Hong Kong democracy and media freedom has ‘entered endgame’
Au was a former columnist for Stand News, an online news platform that was shuttered last December after authorities froze the company’s assets using a national security law.
Two other senior employees of Stand News have already been charged with sedition.
National security charges have also been brought against jailed pro-democracy media tycoon Jimmy Lai and six former senior executives of Apple Daily.
Once Hong Kong’s most popular tabloid, Apple Daily collapsed last year when its newsroom was raided and assets were frozen under the security law.
Soon after Stand News was shut down, Au began to write “good morning” each day on his Facebook to confirm his safety. One of the city’s most experienced local columnists, he was a Knight fellow at Stanford University in 2005 and earned a doctorate from the Chinese University of Hong Kong.
In 2017 Au published a book about censorship in Hong Kong titled Freedom Under 20 Shades of Shadow. Au spent more than a decade working for RTHK, Hong Kong’s government broadcaster, running a current affairs show.
But he was axed last year after the authorities declared a shake-up that began transforming the once editorially independent broadcaster into something more resembling Chinese state media.
Ronson Chan: the former Hong Kong editor who is now a delivery driver
Introduced by colonial ruler Britain in 1938, sedition was long criticised as an anti-free speech law, including by many of the pro-Beijing local newspapers now praising its use.
By the time of the 1997 handover, it had not been used for decades but remained on the books. It was used by police and prosecutors in the wake of huge and sometimes violent pro-democracy protests in 2019.
Over the past two years sedition has been wielded against journalists, unionists, activists, a former pop star and ordinary citizens, leading the city’s media-freedom rating to plummet.
Sedition is currently separate from the sweeping national security law that Beijing imposed on Hong Kong in 2020. However, the courts treat it as a national security offence, which means that bail is often denied for those charged.
Next month Hong Kong is expected to get a new Beijing-anointed leader, former security chief John Lee, who oversaw the police response to the 2019 democracy protests and subsequent crackdown.
Asked on Monday whether Au’s arrest would worsen press freedom, Lee declined to comment, saying all investigations should be carried out independently.

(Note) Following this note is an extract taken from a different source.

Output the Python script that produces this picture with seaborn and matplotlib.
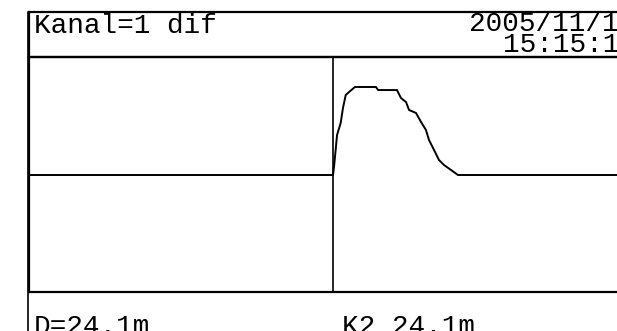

Agence France-Presse in Hong Kong
Mon 11 Apr 2022
A veteran Hong Kong journalist has been arrested by national security police for allegedly conspiring to publish “seditious materials”, a police source and local media said, in the latest blow against press freedom.
Allan Au, a 54-year-old reporter and journalism lecturer, was arrested in a dawn raid on Monday by Hong Kong’s national security police unit, multiple local media outlets reported.
A senior police source confirmed Au’s arrest on a charge of “conspiracy to publish seditious materials”. Police have yet to release an official statement.
Hong Kong democracy and media freedom has ‘entered endgame’
Au was a former columnist for Stand News, an online news platform that was shuttered last December after authorities froze the company’s assets using a national security law.
Two other senior employees of Stand News have already been charged with sedition.
National security charges have also been brought against jailed pro-democracy media tycoon Jimmy Lai and six former senior executives of Apple Daily.
Once Hong Kong’s most popular tabloid, Apple Daily collapsed last year when its newsroom was raided and assets were frozen under the security law.
Soon after Stand News was shut down, Au began to write “good morning” each day on his Facebook to confirm his safety. One of the city’s most experienced local columnists, he was a Knight fellow at Stanford University in 2005 and earned a doctorate from the Chinese University of Hong Kong.
In 2017 Au published a book about censorship in Hong Kong titled Freedom Under 20 Shades of Shadow. Au spent more than a decade working for RTHK, Hong Kong’s government broadcaster, running a current affairs show.
But he was axed last year after the authorities declared a shake-up that began transforming the once editorially independent broadcaster into something more resembling Chinese state media.
Ronson Chan: the former Hong Kong editor who is now a delivery driver
Introduced by colonial ruler Britain in 1938, sedition was long criticised as an anti-free speech law, including by many of the pro-Beijing local newspapers now praising its use.
By the time of the 1997 handover, it had not been used for decades but remained on the books. It was used by police and prosecutors in the wake of huge and sometimes violent pro-democracy protests in 2019.
Over the past two years sedition has been wielded against journalists, unionists, activists, a former pop star and ordinary citizens, leading the city’s media-freedom rating to plummet.
Sedition is currently separate from the sweeping national security law that Beijing imposed on Hong Kong in 2020. However, the courts treat it as a national security offence, which means that bail is often denied for those charged.
Next month Hong Kong is expected to get a new Beijing-anointed leader, former security chief John Lee, who oversaw the police response to the 2019 democracy protests and subsequent crackdown.
Asked on Monday whether Au’s arrest would worsen press freedom, Lee declined to comment, saying all investigations should be carried out independently.